Lussemburgo , 2 set. (LaPresse) – Il ricorso contro la legge nazionale del 2011 sul ‘contributo per il rilascio e il rinnovo del permesso di soggiorno‘ era stato presentato da Cgil e Inca, istituto nazionale confederale assistenza al Tar del Lazio, contro la presidenza del consiglio dei ministri, il ministero dell’Interno e al ministero dell’Economia e delle Finanze, firmatari del provvedimento. Il sindacato e il patronato denunciavano la sproporzione del contributo richiesto per il rilascio del permesso di soggiorno in Italia: se per una carta di identità l’importo richiesto è di 10 euro, si balza agli ottanta minimi richiesti per uno straniero. Il Tar del Lazio aveva valutato la necessità di esaminare la compatibilità della norma in questione con quelle europee.

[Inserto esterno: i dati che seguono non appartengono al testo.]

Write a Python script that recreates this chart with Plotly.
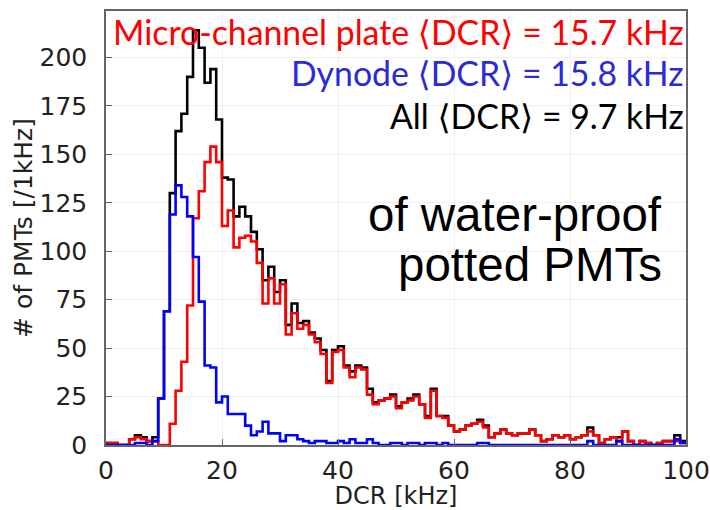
import plotly.graph_objects as go

# Dark count rate histogram, 1 kHz bins from 0 to 100 kHz
bin_edges = list(range(0, 101))

counts_mcp = [
    1, 1, 0, 0, 3, 4, 3, 2, 2, 0,
    0, 11, 28, 43, 72, 117, 131, 146, 154, 146,
    113, 121, 102, 107, 108, 105, 94, 73, 86, 73,
    83, 57, 68, 60, 62, 57, 53, 47, 32, 48,
    49, 40, 35, 40, 39, 26, 21, 23, 24, 25,
    19, 22, 23, 25, 21, 14, 28, 15, 14, 10,
    7, 8, 10, 11, 12, 9, 4, 6, 8, 6,
    5, 6, 6, 8, 5, 2, 3, 5, 4, 5,
    3, 4, 5, 7, 5, 1, 3, 4, 2, 7,
    2, 0, 2, 1, 0, 1, 2, 2, 2, 1,
]

counts_dynode = [
    0, 0, 0, 0, 0, 1, 1, 0, 2, 24,
    69, 119, 134, 128, 118, 97, 74, 41, 40, 22,
    25, 16, 16, 16, 10, 5, 7, 12, 6, 6,
    2, 5, 5, 3, 2, 1, 2, 2, 1, 1,
    2, 1, 3, 1, 1, 3, 1, 0, 0, 1,
    1, 0, 1, 1, 0, 1, 1, 0, 1, 0,
    0, 0, 0, 0, 1, 1, 0, 0, 0, 0,
    0, 0, 0, 0, 0, 0, 0, 0, 0, 0,
    0, 0, 0, 2, 0, 0, 0, 0, 2, 0,
    0, 0, 0, 0, 0, 0, 0, 0, 3, 1,
]

counts_all = [
    1, 1, 0, 0, 3, 5, 4, 2, 4, 24,
    69, 130, 162, 171, 190, 214, 205, 187, 194, 168,
    138, 137, 118, 123, 118, 110, 101, 85, 92, 79,
    85, 62, 73, 63, 64, 58, 55, 49, 33, 49,
    51, 41, 38, 41, 40, 29, 22, 23, 24, 26,
    20, 22, 24, 26, 21, 15, 29, 15, 15, 10,
    7, 8, 10, 11, 13, 10, 4, 6, 8, 6,
    5, 6, 6, 8, 5, 2, 3, 5, 4, 5,
    3, 4, 5, 9, 5, 1, 3, 4, 4, 7,
    2, 0, 2, 1, 0, 1, 2, 2, 5, 2,
]

x_ticks = [0, 20, 40, 60, 80, 100]
y_ticks = [0, 25, 50, 75, 100, 125, 150, 175, 200]

label_mcp = "Micro-channel plate \u27e8DCR\u27e9 = 15.7 kHz"
label_dynode = "Dynode \u27e8DCR\u27e9 = 15.8 kHz"
label_all = "All \u27e8DCR\u27e9 = 9.7 kHz"
note_lines = ["of water-proof", "potted PMTs"]


def step(counts):
    # repeat the last count so the final bin gets its right edge
    return counts + [counts[-1]]


fig = go.Figure()
for counts, color in [(counts_all, "#000000"),
                      (counts_mcp, "#FF0000"),
                      (counts_dynode, "#0000FF")]:
    fig.add_trace(go.Scatter(
        x=bin_edges, y=step(counts), mode="lines",
        line=dict(shape="hv", color=color, width=2.6),
        showlegend=False, hoverinfo="skip",
    ))

label_font = "Lato, 'DejaVu Sans', sans-serif"
for text, color, ypos in [(label_mcp, "#FF0000", 0.952),
                          (label_dynode, "#2B2BD6", 0.858),
                          (label_all, "#000000", 0.757)]:
    fig.add_annotation(
        text=text, xref="paper", yref="paper", x=1, y=ypos,
        xanchor="right", yanchor="middle", xshift=0, showarrow=False,
        font=dict(family=label_font, size=33.8, color=color),
    )

for text, ypos in zip(note_lines, [0.53, 0.415]):
    fig.add_annotation(
        text=text, xref="paper", yref="paper", x=0.955, y=ypos,
        xanchor="right", yanchor="middle", xshift=4, showarrow=False,
        font=dict(family="'Liberation Sans', Arial, sans-serif", size=47.5,
                  color="#000000"),
    )

axis_font = "'DejaVu Sans', sans-serif"
axis_common = dict(
    showline=True, linecolor="#666666", linewidth=1.5, mirror=True,
    ticks="inside", ticklen=6, tickcolor="#666666",
    showgrid=True, gridcolor="#EFEFEF", gridwidth=1, zeroline=False,
    automargin=False,
    tickfont=dict(family=axis_font, size=25, color="#222222"),
)

fig.update_xaxes(
    range=[0, 100], tickvals=x_ticks, ticklabelstandoff=2,
    title=dict(text="DCR [kHz]", standoff=4,
               font=dict(family=axis_font, size=24, color="#222222")),
    **axis_common,
)
fig.update_yaxes(
    range=[0, 224], tickvals=y_ticks, ticklabelstandoff=12,
    title=dict(text="# of PMTs [/1kHz]", standoff=0,
               font=dict(family=axis_font, size=25, color="#222222")),
    **axis_common,
)

fig.update_layout(
    width=710, height=510,
    margin=dict(l=106, r=24, t=11, b=65),
    paper_bgcolor="white", plot_bgcolor="white",
)

fig.write_html("out.html")
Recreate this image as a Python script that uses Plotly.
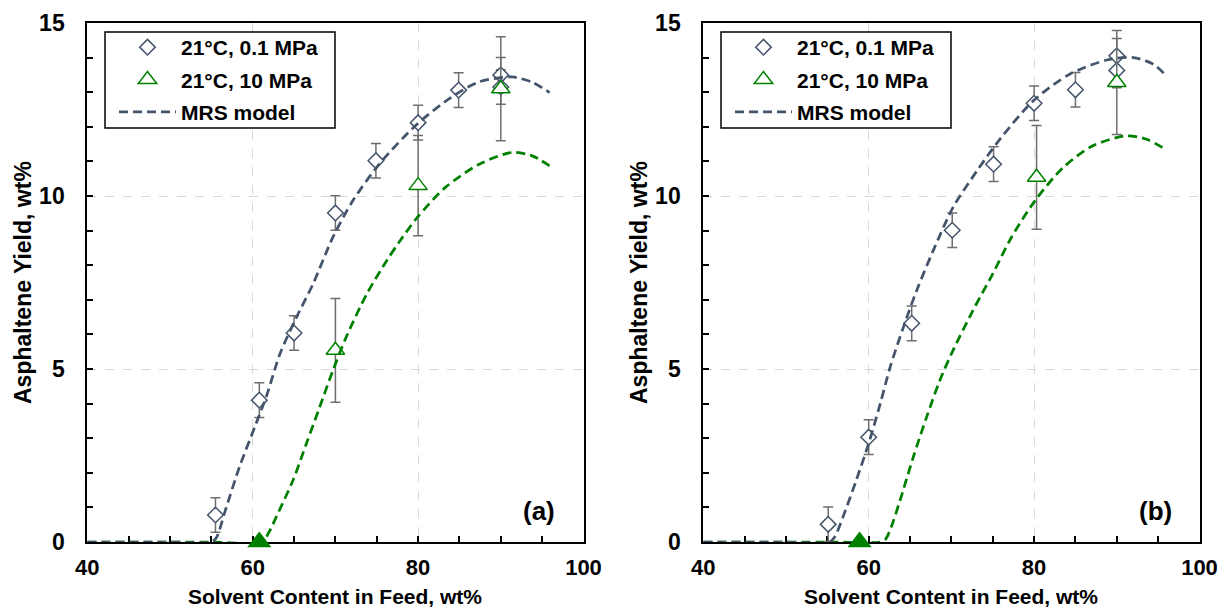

La corte di giustizia europea ha considerato che secondo il diritto dell’Unione “le considerazioni economiche non dovrebbero essere un motivo per negare lo status di soggiornante di lungo periodo e non sono considerate come un’interferenza con i pertinenti requisiti” , “occorre stabilire un sistema di regole procedurali per l’esame della domanda” che “dovrebbero essere efficaci e gestibili in base al normale carico di lavoro delle amministrazioni degli Stati membri nonché trasparenti ed eque in modo da garantire agli interessati un livello adeguato di certezza del diritto” e “non dovrebbero costituire un mezzo per ostacolare l’esercizio del diritto di soggiorno”. Inoltre, “gli Stati membri rilasciano al soggiornante di lungo periodo un permesso di soggiorno per soggiornanti di lungo periodo. Questo è valido per almeno cinque anni e, previa domanda, ove richiesta, automaticamente rinnovabile alla scadenza” con “durata identica”.

Nel diritto italiano, invece, “la richiesta di rilascio e di rinnovo del permesso di soggiorno è sottoposta al versamento di un contributo, il cui importo è fissato fra un minimo di 80 e un massimo di 200 euro”, a seconda che si tratti di un permesso fino a un anno, fino a due o di lungo periodo, somme cui si aggiungono bolli e contributi per il rilascio o il rinnovo del documento elettronico. “Pur se gli Stati membri sono legittimati a subordinare il rilascio dei permessi di soggiorno alla riscossione di contributi” si legge nella sentenza, “resta il fatto che, in osservanza del principio di proporzionalità, il livello cui sono fissati detti contributi non deve avere né per scopo né per effetto di creare un ostacolo al conseguimento dello status di soggiornante di lungo periodo conferito da tale direttiva nonché degli altri diritti che derivano dalla concessione di tale status”.

I giudici osservano che non solo l’incidenza del contributo italiano “può essere considerevole per taluni cittadini di paesi terzi”, e ciò a maggior ragione “per il fatto che, in considerazione della durata di tali permessi, tali cittadini sono costretti a richiedere il rinnovo dei loro titoli assai di frequente e che all’importo di detto contributo può aggiungersi quello di altri tributi previsti dalla preesistente normativa nazionale”. Ai sensi della normativa italiana, fa notare la corte, tanto per il rilascio quanto per il rinnovo dei titoli di soggiorno, indipendentemente dalla durata del permesso in questione, deve essere versato un ulteriore importo, che ammonta a 73,5 euro.